Python xml.dom.minidom can't parse this non-standard file. What's a better way to parse this file? I am not below code has good performance or not.

for line in infile:
  if line == '<?xml version="1.0" encoding="UTF-8"?>': 
    xmldoc = minidom.parse(XMLstring)
  else:
    XMLstring += line

I downloaded and extracted the zip archive you give in link. I obtained three files: ipgb20110104.xml , ipgb20110104rpt.html , ipgb20110104lst.txt . I found the above extract in none of these three files. Where does your extract come from ? - Also, what kind of exploitation do you want to do of the extract ? — eyquem
– eyquem, Commented Sep 7, 2011 at 16:04
@eyquem, it's in the xml file. I just replaced "us-patent-grant" node to "root_node" to make the structure more clear. — Stan
– Stan, Commented Sep 8, 2011 at 1:48
Thank you. I had understood for the line <root_node>...</root_node> but I wonder the hell how I didn't for the other line; i searched for it too superficially, I think — eyquem
– eyquem, Commented Sep 8, 2011 at 10:40

MattH · Accepted Answer · 2011-09-07 15:44:47Z

Here's my take on it, using a generator and lxml.etree. Extracted information purely for example.

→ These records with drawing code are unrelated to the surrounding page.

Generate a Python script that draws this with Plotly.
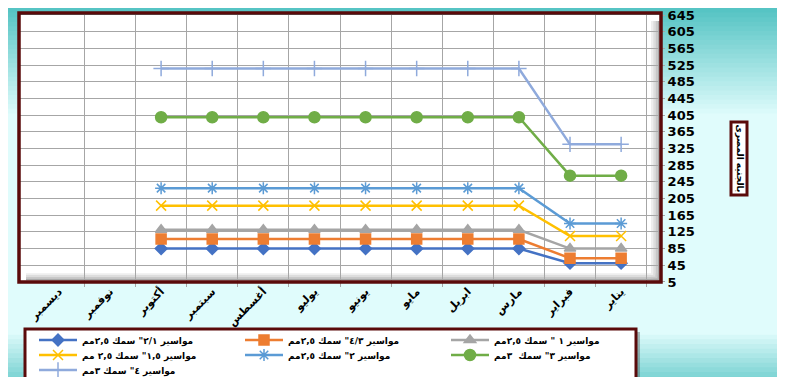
import plotly.graph_objects as go

## ----------- data ----------- ##
months = ["يناير", "فبراير", "مارس", "ابريل", "مايو", "يونيو",
          "يوليو", "أغسطس", "سبتمبر", "أكتوبر", "نوفمبر", "ديسمبر"]

pipe_half = [50, 50, 85, 85, 85, 85, 85, 85, 85, 85, None, None]
pipe_three_quarter = [62, 62, 108, 108, 108, 108, 108, 108, 108, 108, None, None]
pipe_one = [85, 85, 130, 130, 130, 130, 130, 130, 130, 130, None, None]
pipe_one_half = [115, 115, 188, 188, 188, 188, 188, 188, 188, 188, None, None]
pipe_two = [145, 145, 230, 230, 230, 230, 230, 230, 230, 230, None, None]
pipe_three = [260, 260, 400, 400, 400, 400, 400, 400, 400, 400, None, None]
pipe_four = [335, 335, 517, 517, 517, 517, 517, 517, 517, 517, None, None]

series_names = [
    'مواسير ٢/١" سمك ٢,٥مم',
    'مواسير ٤/٣" سمك ٢,٥مم',
    'مواسير ١ " سمك ٢,٥مم',
    'مواسير ١,٥" سمك ٢,٥ مم',
    'مواسير ٢" سمك ٢,٥مم',
    'مواسير ٣" سمك  ٣مم',
    'مواسير ٤" سمك ٣مم',
]
y_ticks = list(range(5, 646, 40))
axis_title = "بالجنيه المصرى"

## ----------- page geometry (px) ----------- ##
W, H = 785, 377
PL, PR, PT, PB = 12, 652, 7, 274   # plot area edges


def px_x(q):
    return (q - PL) / (PR - PL)


def px_y(p):
    return (PB - p) / (PB - PT)


def mix(c1, c2, t):
    return "rgb(%d,%d,%d)" % tuple(round(a + (b - a) * t) for a, b in zip(c1, c2))


styles = [
    dict(color="#4472C4", symbol="diamond", size=9),
    dict(color="#ED7D31", symbol="square", size=10),
    dict(color="#A5A5A5", symbol="triangle-up", size=10),
    dict(color="#FFC000", symbol="x-thin-open", size=10),
    dict(color="#5B9BD5", symbol="asterisk-open", size=10),
    dict(color="#70AD47", symbol="circle", size=11),
    dict(color="#8FAADC", symbol="cross-thin-open", size=11),
]
values = [pipe_half, pipe_three_quarter, pipe_one, pipe_one_half,
          pipe_two, pipe_three, pipe_four]
# legend rows: 3 + 3 + 1 entries, one plotly legend per row
legend_rows = ["legend", "legend", "legend", "legend2", "legend2", "legend2", "legend3"]

fig = go.Figure()
for name, vals, st, lg in zip(series_names, values, styles, legend_rows):
    fig.add_trace(go.Scatter(
        x=months, y=vals, name=name, mode="lines+markers", legend=lg,
        line=dict(color=st["color"], width=2.5),
        marker=dict(symbol=st["symbol"], size=st["size"], color=st["color"],
                    line=dict(color=st["color"], width=1.5)),
    ))

## ----------- background gradient + frame ----------- ##
shapes = []
teal = (86, 196, 196)
pale = (224, 252, 252)
n = 24
for i in range(n):
    y0, y1 = i * 110 / n, (i + 1.6) * 110 / n
    shapes.append(dict(type="rect", xref="paper", yref="paper", layer="below",
                       x0=px_x(-2), x1=px_x(W + 2), y0=px_y(y1), y1=px_y(y0 - 2 if i == 0 else y0),
                       line=dict(width=0), fillcolor=mix(teal, pale, i / (n - 1))))
m = 12
for i in range(m):
    y0, y1 = 322 + i * 56 / m, 322 + (i + 1.6) * 56 / m
    shapes.append(dict(type="rect", xref="paper", yref="paper", layer="below",
                       x0=px_x(-2), x1=px_x(W + 2), y0=px_y(y1 + 3), y1=px_y(y0),
                       line=dict(width=0), fillcolor=mix(pale, (110, 205, 205), i / (m - 1))))
# white chart area
shapes.append(dict(type="rect", xref="paper", yref="paper", layer="below",
                   x0=px_x(PL), x1=px_x(PR), y0=px_y(PB), y1=px_y(PT),
                   line=dict(width=0), fillcolor="white"))
# soft bevel shading on right and bottom
for k, c in enumerate(["#eeeeee", "#dddddd", "#c8c8c8", "#a8a8a8"]):
    shapes.append(dict(type="rect", xref="paper", yref="paper", layer="below",
                       x0=px_x(PR - 9 + k * 2.2), x1=px_x(PR - 6.8 + k * 2.2),
                       y0=px_y(PB), y1=px_y(PT + 6),
                       line=dict(width=0), fillcolor=c))
    shapes.append(dict(type="rect", xref="paper", yref="paper", layer="below",
                       x0=px_x(PL + 6), x1=px_x(PR),
                       y0=px_y(PB - 7 + k * 1.8), y1=px_y(PB - 8.8 + k * 1.8),
                       line=dict(width=0), fillcolor=c))
# dark maroon frame
shapes.append(dict(type="rect", xref="paper", yref="paper", layer="above",
                   x0=px_x(PL - 1), x1=px_x(PR + 1), y0=px_y(PB), y1=px_y(PT - 2),
                   line=dict(color="#5a0a0a", width=3.5)))
# legend box with a soft shadow
shapes.append(dict(type="rect", xref="paper", yref="paper", layer="below",
                   x0=px_x(20), x1=px_x(632), y0=px_y(378), y1=px_y(324),
                   line=dict(width=0), fillcolor="rgba(60,60,60,0.35)"))
shapes.append(dict(type="rect", xref="paper", yref="paper", layer="below",
                   x0=px_x(17), x1=px_x(628), y0=px_y(375), y1=px_y(321),
                   line=dict(color="#5a0a0a", width=3), fillcolor="white"))

legend_font = dict(size=9, family="DejaVu Sans, Arial", weight="bold", color="black")


def row_legend(py):
    return dict(
        orientation="h", x=px_x(26), y=px_y(py), xanchor="left", yanchor="middle",
        bgcolor="rgba(0,0,0,0)", borderwidth=0,
        entrywidth=153, entrywidthmode="pixels",
        font=legend_font, itemwidth=38, tracegroupgap=0,
    )


fig.update_layout(
    width=W, height=H,
    margin=dict(l=PL, r=W - PR, t=PT, b=H - PB, autoexpand=False),
    paper_bgcolor="rgb(224,252,252)",
    plot_bgcolor="rgba(0,0,0,0)",
    shapes=shapes,
    font=dict(family="DejaVu Sans, Arial", color="black"),
    showlegend=True,
    legend=row_legend(332),
    legend2=row_legend(347),
    legend3=row_legend(362),
    annotations=[dict(
        text=axis_title, textangle=90, xref="paper", yref="paper",
        x=px_x(741), y=px_y(150), showarrow=False,
        font=dict(size=9, weight="bold"),
        bgcolor="white", bordercolor="#5a0a0a", borderwidth=3, borderpad=1,
    )],
)
fig.update_xaxes(
    categoryorder="array", categoryarray=months, autorange="reversed",
    tickson="boundaries", showgrid=True, gridcolor="#a6a6a6", gridwidth=1,
    ticks="outside", ticklen=4, tickcolor="#a6a6a6",
    tickangle=-45, tickfont=dict(size=11, weight="bold"),
    automargin=False, showline=False, zeroline=False,
)
fig.update_yaxes(
    side="right", range=[4.9, 645.2], tickvals=y_ticks,
    showgrid=True, gridcolor="#a6a6a6", gridwidth=1,
    ticks="outside", ticklen=4, tickcolor="#a6a6a6",
    tickfont=dict(size=13, weight="bold"), ticklabeloverflow="allow",
    automargin=False, zeroline=False, showline=False,
)

fig.write_html("out.html")
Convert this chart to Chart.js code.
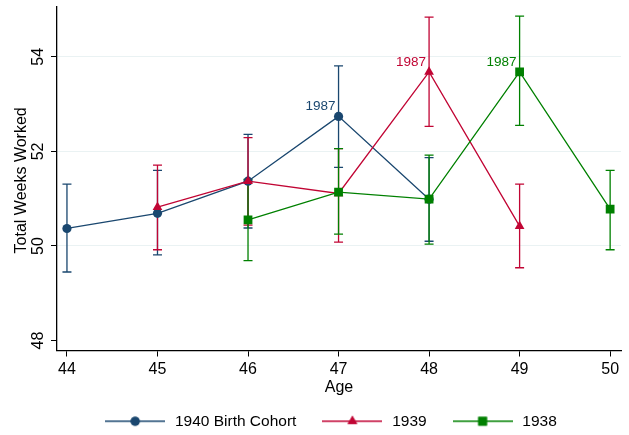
<!DOCTYPE html>
<html>
<head>
    <title>Total Weeks Worked by Age</title>
    <script src="https://cdn.jsdelivr.net/npm/chart.js"></script>
    <style>
        body { margin: 0; background: #fff; }
        #wrap { width: 629px; height: 435px; }
    </style>
</head>
<body>
    <div id="wrap"><canvas id="myChart"></canvas></div>

    <script>
        // values
        const seriesNames = ['1940 Birth Cohort', '1939', '1938'];
        const yTicks = [48, 50, 52, 54];
        const xTicks = [44, 45, 46, 47, 48, 49, 50];
        const peakLabel = '1987';

        const age1940 = [44, 45, 46, 47, 48];
        const mean1940 = [50.37, 50.69, 51.37, 52.74, 50.99];
        const lo1940 = [49.45, 49.81, 50.38, 51.66, 50.10];
        const hi1940 = [51.31, 51.60, 52.36, 53.81, 51.87];

        const age1939 = [45, 46, 47, 48, 49];
        const mean1939 = [50.82, 51.37, 51.11, 53.68, 50.42];
        const lo1939 = [49.92, 50.44, 50.08, 52.53, 49.54];
        const hi1939 = [51.71, 52.29, 52.06, 54.84, 51.31];

        const age1938 = [46, 47, 48, 49, 50];
        const mean1938 = [50.55, 51.14, 50.99, 53.68, 50.78];
        const lo1938 = [49.69, 50.25, 50.04, 52.55, 49.92];
        const hi1938 = [51.41, 52.06, 51.92, 54.86, 51.60];

        const peakIndex = [3, 3, 3];

        const colors = ['#1a476f', '#c10534', '#008000'];
        const shapes = ['circle', 'triangle', 'rect'];
        const radii = [4.6, 5.6, 6.2];
        const FONT = '"Liberation Sans", Arial, sans-serif';

        const ages = [age1940, age1939, age1938];
        const means = [mean1940, mean1939, mean1938];
        const los = [lo1940, lo1939, lo1938];
        const his = [hi1940, hi1939, hi1938];

        // legend key: line with marker in the middle
        function legendKey(i) {
            const c = document.createElement('canvas');
            c.width = 60; c.height = 14;
            const g = c.getContext('2d');
            g.strokeStyle = colors[i];
            g.fillStyle = colors[i];
            g.lineWidth = 1.3;
            g.beginPath(); g.moveTo(0, 7); g.lineTo(60, 7); g.stroke();
            Chart.helpers.drawPoint(g, { pointStyle: shapes[i], radius: radii[i], borderWidth: 0 }, 30, 7);
            g.fill();
            return c;
        }

        // error bars + "1987" labels + vertical y tick labels
        const errorBars = {
            id: 'errorBars',
            beforeDatasetsDraw(chart) {
                const ctx = chart.ctx, x = chart.scales.x, y = chart.scales.y;
                ctx.save();
                ctx.lineWidth = 1.3;
                for (let s = 0; s < 3; s++) {
                    ctx.strokeStyle = colors[s];
                    ages[s].forEach((a, j) => {
                        const px = x.getPixelForValue(a);
                        const y1 = y.getPixelForValue(los[s][j]);
                        const y2 = y.getPixelForValue(his[s][j]);
                        ctx.beginPath();
                        ctx.moveTo(px, y1); ctx.lineTo(px, y2);
                        ctx.moveTo(px - 4.5, y1); ctx.lineTo(px + 4.5, y1);
                        ctx.moveTo(px - 4.5, y2); ctx.lineTo(px + 4.5, y2);
                        ctx.stroke();
                    });
                }
                ctx.restore();
            },
            afterDatasetsDraw(chart) {
                const ctx = chart.ctx, x = chart.scales.x, y = chart.scales.y;
                ctx.save();
                ctx.font = '13.5px ' + FONT;
                ctx.textAlign = 'right';
                ctx.textBaseline = 'middle';
                for (let s = 0; s < 3; s++) {
                    const j = peakIndex[s];
                    ctx.fillStyle = colors[s];
                    ctx.fillText(peakLabel, x.getPixelForValue(ages[s][j]) - 3, y.getPixelForValue(means[s][j]) - 10);
                }
                ctx.fillStyle = '#000';
                ctx.textAlign = 'center';
                ctx.font = '16px ' + FONT;
                const left = chart.chartArea.left;
                y.ticks.forEach(t => {
                    ctx.save();
                    ctx.translate(left - 18, y.getPixelForValue(t.value));
                    ctx.rotate(-Math.PI / 2);
                    ctx.fillText(String(t.value), 0, 0);
                    ctx.restore();
                });
                ctx.save();
                ctx.translate(left - 35, (chart.chartArea.top + chart.chartArea.bottom) / 2 + 2);
                ctx.rotate(-Math.PI / 2);
                ctx.fillText('Total Weeks Worked', 0, 0);
                ctx.restore();
                ctx.restore();
            }
        };

        const datasets = seriesNames.map((name, i) => ({
            label: name,
            data: ages[i].map((a, j) => ({ x: a, y: means[i][j] })),
            borderColor: colors[i],
            backgroundColor: colors[i],
            borderWidth: 1.3,
            pointStyle: shapes[i],
            pointRadius: radii[i],
            pointBorderWidth: 0,
            pointHoverRadius: radii[i],
            tension: 0
        }));

        const ctx = document.getElementById('myChart').getContext('2d');
        const myChart = new Chart(ctx, {
            type: 'line',
            data: { datasets: datasets.slice().reverse() },
            plugins: [errorBars],
            options: {
                responsive: true,
                maintainAspectRatio: false,
                animation: false,
                layout: { padding: { top: 6, left: 39, right: 8, bottom: -4 } },
                plugins: {
                    tooltip: { enabled: false },
                    legend: {
                        position: 'bottom',
                        labels: {
                            font: { family: FONT, size: 15.5 },
                            color: '#000',
                            usePointStyle: true,
                            pointStyleWidth: 64,
                            boxHeight: 14,
                            padding: 24,
                            generateLabels: () => seriesNames.map((name, i) => ({
                                text: name,
                                pointStyle: legendKey(i),
                                fillStyle: colors[i],
                                strokeStyle: colors[i],
                                lineWidth: 0,
                                hidden: false,
                                datasetIndex: 2 - i
                            }))
                        }
                    }
                },
                scales: {
                    x: {
                        type: 'linear',
                        min: 43.89,
                        max: 50.12,
                        afterBuildTicks: s => { s.ticks = xTicks.map(v => ({ value: v })); },
                        grid: { display: true, drawOnChartArea: false, tickLength: 6, tickColor: '#000', lineWidth: 1 },
                        border: { color: '#000', width: 1.3 },
                        ticks: { color: '#000', font: { family: FONT, size: 16 }, padding: 3, maxRotation: 0 },
                        title: { display: true, text: 'Age', color: '#000', font: { family: FONT, size: 16 }, padding: { top: 0, bottom: -8 } },
                        afterFit: s => { s.height = 39; }
                    },
                    y: {
                        type: 'linear',
                        min: 47.79,
                        max: 55.07,
                        afterBuildTicks: s => { s.ticks = yTicks.map(v => ({ value: v })); },
                        grid: {
                            color: c => (c.tick && c.tick.value === 48) ? 'rgba(0,0,0,0)' : '#eaf2f3',
                            tickColor: '#000',
                            tickLength: 6,
                            lineWidth: 1
                        },
                        border: { color: '#000', width: 1.3 },
                        ticks: { display: false },
                        afterFit: s => { s.width = 18; }
                    }
                }
            }
        });
    </script>
</body>
</html>
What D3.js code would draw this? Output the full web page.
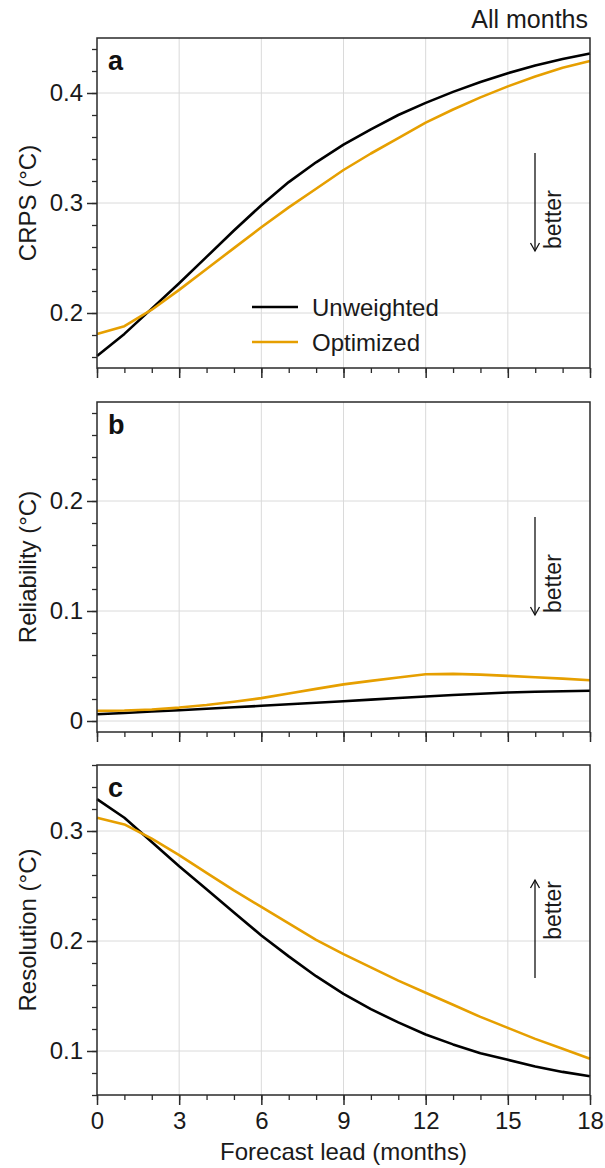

import urllib2, os, zipfile
from lxml import etree

def xmlSplitter(data,separator=lambda x: x.startswith('<?xml')):
  buff = []
  for line in data:
    if separator(line):
      if buff:
        yield ''.join(buff)
        buff[:] = []
    buff.append(line)
  yield ''.join(buff)

def first(seq,default=None):
  """Return the first item from sequence, seq or the default(None) value"""
  for item in seq:
    return item
  return default

datasrc = "http://commondatastorage.googleapis.com/patents/grantbib/2011/ipgb20110104_wk01.zip"
filename = datasrc.split('/')[-1]

if not os.path.exists(filename):
  with open(filename,'wb') as file_write:
    r = urllib2.urlopen(datasrc)
    file_write.write(r.read())

zf = zipfile.ZipFile(filename)
xml_file = first([ x for x in zf.namelist() if x.endswith('.xml')])
assert xml_file is not None

count = 0
for item in xmlSplitter(zf.open(xml_file)):
  count += 1
  if count > 10: break
  doc = etree.XML(item)
  docID = "-".join(doc.xpath('//publication-reference/document-id/*/text()'))
  title = first(doc.xpath('//invention-title/text()'))
  assignee = first(doc.xpath('//assignee/addressbook/orgname/text()'))
  print "DocID:    {0}\nTitle:    {1}\nAssignee: {2}\n".format(docID,title,assignee)

Yields:

DocID:    US-D0629996-S1-20110104
Title:    Glove backhand
Assignee: Blackhawk Industries Product Group Unlimited LLC

DocID:    US-D0629997-S1-20110104
Title:    Belt sleeve
Assignee: None

DocID:    US-D0629998-S1-20110104
Title:    Underwear
Assignee: X-Technology Swiss GmbH

DocID:    US-D0629999-S1-20110104
Title:    Portion of compression shorts
Assignee: Nike, Inc.

DocID:    US-D0630000-S1-20110104
Title:    Apparel
Assignee: None

DocID:    US-D0630001-S1-20110104
Title:    Hooded shirt
Assignee: None

DocID:    US-D0630002-S1-20110104
Title:    Hooded shirt
Assignee: None

DocID:    US-D0630003-S1-20110104
Title:    Hooded shirt
Assignee: None

DocID:    US-D0630004-S1-20110104
Title:    Headwear cap
Assignee: None

DocID:    US-D0630005-S1-20110104
Title:    Footwear
Assignee: Vibram S.p.A.

I posted a version using generators, but looks like you beat me to it. +1
@MattH How did you know the address h t t p://commondatastorage.googleapis.com/patents/grantbib/2011/ipgb20110104_wk01.zip , please ?
@MattH I didn't even think to make "Copy the shortcut" on the hyper-link ! Thank you. Your code is clean, I upvote

Shawn Chin · Accepted Answer · 2011-09-07 16:17:15Z

I'd opt for parsing each chunk of XML separately.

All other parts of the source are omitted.